I had this one in a set with a 908. These were my first Tycos. 
When in doubt, paint it powder blue and orange and slap a Gulf sticker on it!
(There's always more room for another Gulf Porsche)

Rich


----------



## Grandcheapskate (Jan 5, 2006)

thunderjetgene said:


> I like Tyco variation collecting. I've seen them both, no biggie either way really... Dan's book has a couple variations missing here and there, but in most case it's not a big deal. He did put out a supplement, I thought, but i don't have it.


 Dan's supplement covers the Mattel years of 1997-2003. There is no backward looking coverage of the earlier releases in the supplement.

Joe


----------



## GoodwrenchIntim (Feb 22, 2005)

How many of you tyco collectors have this seperate version, 99% I have seen on ePAY are molded the other 1% is the one you see


----------



## slyder (Jan 3, 2009)

*What about these*










I have these one has a painted yellow stripe with painted #4 
other has no stripe and #4 decal???
Both have the split tails

-Slyder


----------



## roadrner (Jul 21, 1999)

You could always strip the chrome to see the molded color like we do to the AFXes. :devil: rr


----------



## Im Paul (Nov 3, 2008)

slyder said:


> I have these one has a painted yellow stripe with painted #4
> other has no stripe and #4 decal???
> Both have the split tails
> 
> -Slyder


yes thats correct.i had both of them at one time.i should have took that painted #4 out of the collection i had and sold and kept it for my self.


----------



## sethndaddy (Dec 4, 2004)

roadrner said:


> You could always strip the chrome to see the molded color like we do to the AFXes. :devil: rr


But Tyco's are made from inferior plastic and melt, lmao.

Seth.....my favorite car of all time is a tyco.......ndaddy


----------



## GoodwrenchIntim (Feb 22, 2005)

Denatured alcohol works great to strip tyco's, No melting.
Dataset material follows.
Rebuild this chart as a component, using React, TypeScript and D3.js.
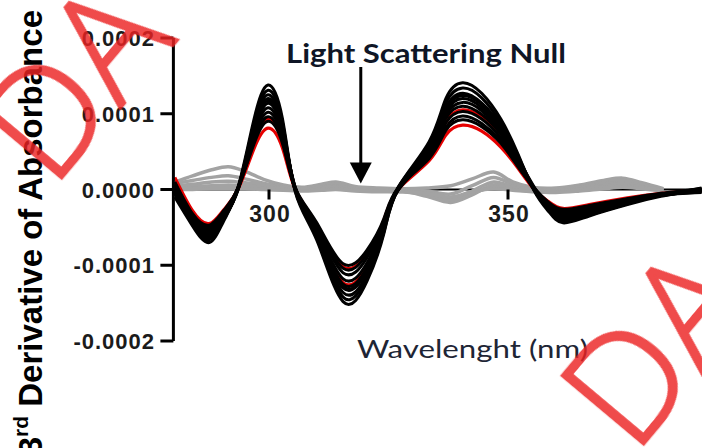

I also picked up 2 more of this car an they are separate pieces, so that's 4 I have that are separate


----------



## GoodwrenchIntim (Feb 22, 2005)

Ok another qestion for the experts. Did tyco make a proto type independent front end chassis?? Like the old g plus cars


----------



## Grandcheapskate (Jan 5, 2006)

GoodwrenchIntim said:


> Ok another qestion for the experts. Did tyco make a proto type independent front end chassis?? Like the old g plus cars


 While not the answer I think you are looking for, the Mattel Motocross bike chassis (a modified 440x2) has independant front wheels.

Joe


----------



## GoodwrenchIntim (Feb 22, 2005)

Grandcheapskate said:


> While not the answer I think you are looking for, the Mattel Motocross bike chassis (a modified 440x2) has independant front wheels.
> 
> Joe


perfect answer, I didn't know tyco made that chassis, I'm gonna have to get a couple of those
Thanks

Kevin


----------



## WesJY (Mar 4, 2004)

GoodwrenchIntim said:


> perfect answer, I didn't know tyco made that chassis, I'm gonna have to get a couple of those
> Thanks
> 
> Kevin


that chassis has 2 guide pins one on front and rear.. sometimes i used it to cheat hee hee hee 

Wes


----------



## GoodwrenchIntim (Feb 22, 2005)

I have a pair of those motorcycles, but I don't think the chassis are like that. I need to go dig in the display case to see. my chassis may have got replaced


----------



## GoodwrenchIntim (Feb 22, 2005)

My motorcycles do have those, been ages since I looked at the chassis an I forgot they made those. Hummmmmmm I see a perfect candidate for ....... Ill keep it a secret for now


----------